Das Theater an der Winkelwiese in Zürich hat ein Flair für geheimnisvolle Stoffe. Nach Thomas Bernhards Monolog «Gehen» ist Robert Walsers Roman «Der Räuber» angesagt. Die quirlige Bühnenfassung von Niklaus Helbling hatte am Donnerstag Premiere.
Robert Walser hat seine Aufzeichnungen über den Räuber im Juli und August 1925 in mikroskopisch kleiner Schrift in 35 Tageswerken niedergeschrieben. Entziffert wurden sie erst 1968, zum ersten Mal veröffentlicht 1972, also 16 Jahre nach dem Tod des Bieler Schriftstellers.

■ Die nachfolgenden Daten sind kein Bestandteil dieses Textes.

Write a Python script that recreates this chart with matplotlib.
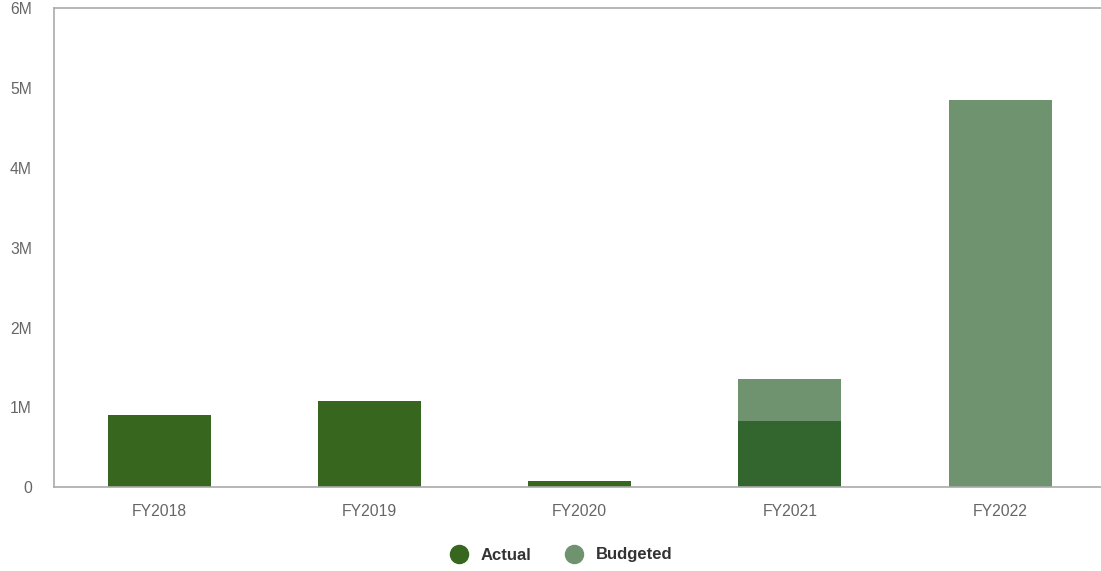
import matplotlib.pyplot as plt
from matplotlib.lines import Line2D

plt.rcParams['font.family'] = ['Liberation Sans', 'DejaVu Sans']

years = ['FY2018', 'FY2019', 'FY2020', 'FY2021', 'FY2022']
actual = [0.90, 1.08, 0.08, 0.83, 0.0]         # millions
budgeted = [0.0, 0.0, 0.0, 0.525, 4.85]       # on top of actual
actual_colors = ['#37661f', '#37661f', '#37661f', '#33652f', '#37661f']
budget_color = '#6e936e'

fig = plt.figure(figsize=(11.01, 5.71), dpi=100)
ax = fig.add_axes([54 / 1101, 1 - 487.3 / 571, (1101 - 54) / 1101, (487.3 - 8) / 571])

x = range(len(years))
ax.bar(x, actual, width=0.49, color=actual_colors)
ax.bar(x, budgeted, width=0.49, bottom=actual, color=budget_color)

ax.set_xlim(-0.5, 4.48)
ax.set_ylim(0, 6)
ax.set_yticks(range(7))
ax.set_yticklabels(['0'] + [f'{i}M' for i in range(1, 7)])
ax.set_xticks(list(x))
ax.set_xticklabels(years)
ax.tick_params(length=0, labelsize=11.3, colors='#666666')
ax.tick_params(axis='y', pad=16)
ax.tick_params(axis='x', pad=12)

for side in ['left', 'top', 'bottom']:
    ax.spines[side].set_color('#aaaaaa')
    ax.spines[side].set_linewidth(1.2)
ax.spines['right'].set_visible(False)

handles = [Line2D([], [], marker='o', ls='', markersize=13, color='#37661f'),
           Line2D([], [], marker='o', ls='', markersize=13, color=budget_color)]
fig.legend(handles, ['Actual', 'Budgeted'], loc='center', bbox_to_anchor=(0.506, 1 - 555 / 571),
           ncol=2, frameon=False, handletextpad=0.3, columnspacing=1.55,
           prop={'weight': 'bold', 'size': 12}, labelcolor='#333333')

fig.savefig('out.png', dpi=100)
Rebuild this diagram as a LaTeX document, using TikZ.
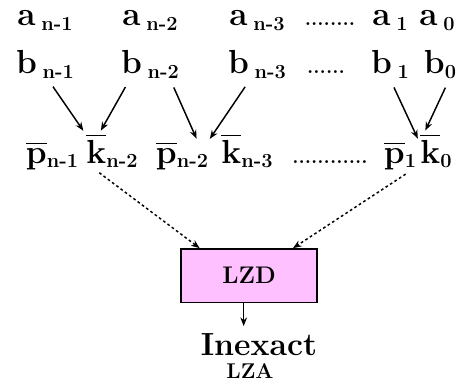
\documentclass[tikz,border=0pt]{standalone}
\usepackage{amsmath}
\usetikzlibrary{arrows.meta, positioning}
\definecolor{lzdpink}{RGB}{255,192,255}
\newcommand\idx[1]{\raisebox{-3.5pt}{\fontsize{15}{15}\selectfont #1}}
\newcommand\barred[1]{$\overline{\mbox{#1}}$}

\begin{document}
\begin{tikzpicture}[x=0.75pt, y=-0.75pt,
    term/.style={font=\fontsize{25}{27}\selectfont\bfseries, inner sep=0pt, anchor=base},
    dots/.style={font=\fontsize{15}{15}\selectfont\bfseries, inner sep=0pt, anchor=base},
    box/.style={rectangle, draw, fill=lzdpink, line width=1pt, minimum width=102pt,
                minimum height=40pt, font=\fontsize{18}{18}\selectfont\bfseries},
    arrow/.style={-{Stealth[length=6.5pt, width=5pt]}, line width=1.1pt},
    dotarrow/.style={arrow, dash pattern=on 2pt off 2pt}
]
    \useasboundingbox (0,0) rectangle (468,385);
    % operand rows
    \node[term] (an1) at (45,26) {a\,\idx{n-1}};
    \node[term] (an2) at (150,26) {a\,\idx{n-2}};
    \node[term] (an3) at (257,26) {a\,\idx{n-3}};
    \node[dots] (adots) at (330,26) {........};
    \node[term] (a1) at (390,26) {a\,\idx{1}};
    \node[term] (a0) at (437,26) {a\,\idx{0}};
    \node[term] (bn1) at (45,74) {b\,\idx{n-1}};
    \node[term] (bn2) at (150,74) {b\,\idx{n-2}};
    \node[term] (bn3) at (257,74) {b\,\idx{n-3}};
    \node[dots] (bdots) at (326,74) {......};
    \node[term] (b1) at (390,74) {b\,\idx{1}};
    \node[term] (b0) at (440,74) {b\idx{0}};
    % pre-encoded bits
    \node[term] (pn1) at (52,163) {\barred{p}\idx{n-1}};
    \node[term] (kn2) at (112,163) {\barred{k}\idx{n-2}};
    \node[term] (pn2) at (182,163) {\barred{p}\idx{n-2}};
    \node[term] (kn3) at (247,163) {\barred{k}\idx{n-3}};
    \node[dots] (pdots) at (330,163) {............};
    \node[term] (p1) at (400,163) {\barred{p}\idx{1}};
    \node[term] (k0) at (436,163) {\barred{k}\idx{0}};
    % detector and output
    \node[box] (lzd) at (249,275.5) {LZD};
    \node[term, font=\fontsize{24}{26}\selectfont\bfseries] (inexact) at (259,355) {Inexact};
    \node[font=\fontsize{16}{16}\selectfont\bfseries, inner sep=0pt, anchor=base] (lza) at (250,378) {LZA};

    \draw[arrow, shorten <=7pt, shorten >=2pt] ([xshift=2]bn1.south) -- ([xshift=-1]kn2.north west);
    \draw[arrow, shorten <=7pt, shorten >=2pt] ([xshift=-15]bn2.south) -- ([xshift=10]kn2.north west);
    \draw[arrow, shorten <=7pt, shorten >=2pt] ([xshift=15]bn2.south) -- ([xshift=-8]pn2.north east);
    \draw[arrow, shorten <=7pt, shorten >=2pt] ([xshift=-5]bn3.south) -- (pn2.north east);
    \draw[arrow, shorten <=7pt, shorten >=2pt] (b1.south) -- ([xshift=2]p1.north east);
    \draw[arrow, shorten <=7pt, shorten >=2pt] ([xshift=7]b0.south) -- ([xshift=3]k0.north west);
    \draw[dotarrow, shorten <=6pt] ([xshift=5]kn2.south west) -- ([xshift=-37]lzd.north);
    \draw[dotarrow, shorten <=6pt] ([xshift=-3]p1.south east) -- ([xshift=33]lzd.north);
    \draw[arrow, shorten >=5pt] ([xshift=-4]lzd.south) -- ([xshift=-4]lzd.south |- inexact.north);
\end{tikzpicture}
\end{document}
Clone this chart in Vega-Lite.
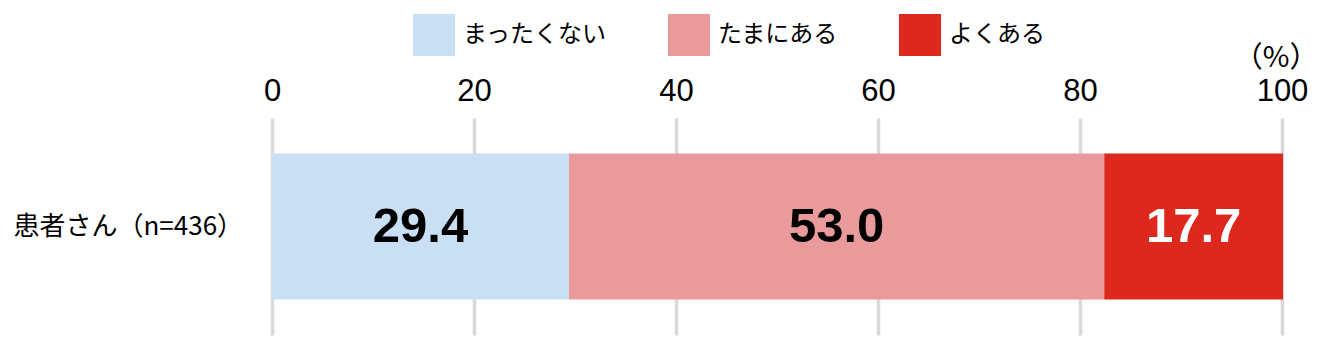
{
  "$schema": "https://vega.github.io/schema/vega-lite/v6.json",
  "width": 1010,
  "height": 217,
  "autosize": "none",
  "padding": {"left": 272, "top": 118, "right": 44, "bottom": 18},
  "background": "white",
  "config": {"view": {"stroke": null}, "font": "Liberation Sans"},
  "data": {"values": [
    {"group": "患者さん（n=436）", "answer": "まったくない", "value": 29.4, "order": 1},
    {"group": "患者さん（n=436）", "answer": "たまにある", "value": 53.0, "order": 2},
    {"group": "患者さん（n=436）", "answer": "よくある", "value": 17.7, "order": 3}
  ]},
  "transform": [
    {"stack": "value", "groupby": ["group"], "sort": [{"field": "order"}], "as": ["v0", "v1"]},
    {"calculate": "(datum.v0 + datum.v1) / 2", "as": "mid"}
  ],
  "encoding": {
    "y": {
      "field": "group", "type": "nominal",
      "scale": {"paddingInner": 0, "paddingOuter": 0.2432},
      "axis": {
        "title": null, "domain": false, "ticks": false,
        "labelAlign": "left", "labelPadding": 259, "labelLimit": 0,
        "labelFont": "Noto Sans CJK JP", "labelFontSize": 26, "labelColor": "black"
      }
    }
  },
  "layer": [
    {
      "mark": {"type": "bar"},
      "encoding": {
        "x": {
          "field": "v0", "type": "quantitative",
          "scale": {"domain": [0, 100], "nice": false},
          "axis": {
            "orient": "top", "domain": false, "ticks": false,
            "values": [0, 20, 40, 60, 80, 100], "labelFlush": false,
            "grid": true, "gridColor": "#d9d9d9", "gridWidth": 3.5,
            "labelFont": "Liberation Sans", "labelFontSize": 31,
            "labelColor": "black", "labelPadding": 11,
            "title": "（%）", "titleFont": "Noto Sans CJK JP", "titleFontSize": 29,
            "titleFontWeight": "normal", "titleColor": "black",
            "titleAnchor": "end", "titleAlign": "right", "titleX": 1046, "titlePadding": 3
          }
        },
        "x2": {"field": "v1"},
        "color": {
          "field": "answer", "type": "nominal",
          "scale": {"domain": ["まったくない", "たまにある", "よくある"], "range": ["#C9DFF4", "#E99A9A", "#DD281D"]},
          "legend": {
            "title": null, "orient": "none", "legendX": 141, "legendY": -104,
            "direction": "horizontal", "symbolType": "square", "symbolSize": 1764,
            "symbolStrokeWidth": 0, "labelFont": "Noto Sans CJK JP", "labelFontSize": 24,
            "labelColor": "black", "labelOffset": 8, "columnPadding": 61
          }
        }
      }
    },
    {
      "mark": {"type": "text", "font": "Liberation Sans", "fontWeight": "bold", "fontSize": 49},
      "encoding": {
        "x": {"field": "mid", "type": "quantitative"},
        "text": {"field": "value", "type": "quantitative", "format": ".1f"},
        "color": {"condition": {"test": "datum.answer === 'よくある'", "value": "white"}, "value": "black"}
      }
    }
  ]
}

Ein Heft mit kleiner Schrift trägt auch Sebastian Krähenbühl auf die Bühne. Er gibt den Erzähler, den Schriftsteller in Rosa und Schwarz, und den Räuber. Die beiden werden im Laufe des 90-minütigen Abends immer wieder verschmelzen.
«Edith liebt ihn. Hievon nachher mehr. Vielleicht hätte sie nie zu diesem Nichtsnutz, der kein Geld besitzt, Beziehungen anbahnen sollen.» Krähenbühl schleudert die Worte mit strenger Miene ins Publikum und versucht so, Distanz zu wahren. Und dann taucht sie auf, die Serviertochter Edith (Mareike Sedl), die ihn am Schluss von der Kanzel schiessen wird.
Die Ordnung auf der Bühne (Sara Giancane) mit dem baldachinartigen Zelt, dem Tisch im Mittelpunkt wird dann dem totalen Chaos gewichen sein. Mit der psychischen Zerrüttung des Räubers – und des Schriftstellers – geht die Zerstörung der Bühne einher. In der Figur und auf der Spielfläche bleibt kein Stein auf dem anderen.
Regisseur Niklaus Helbling scheut sich nicht, die tragikomische Geschichte des Räubers, dieses Aussenseiters und Sonderlings, mit allerlei technischen und turnerischen Überdrehungen in Fahrt zu bringen. Sedl und Krähenbühl sind auch den bisweilen akrobatischen Anforderungen bestens gewachsen.
Was aber besonders wichtig ist: Die Sprache geht dabei nicht verloren. Im Gegenteil: Robert Walsers überraschender, kunstvoll sprunghafter und geheimnisvoll funkelnder Text bleibt das Ereignis des Abends.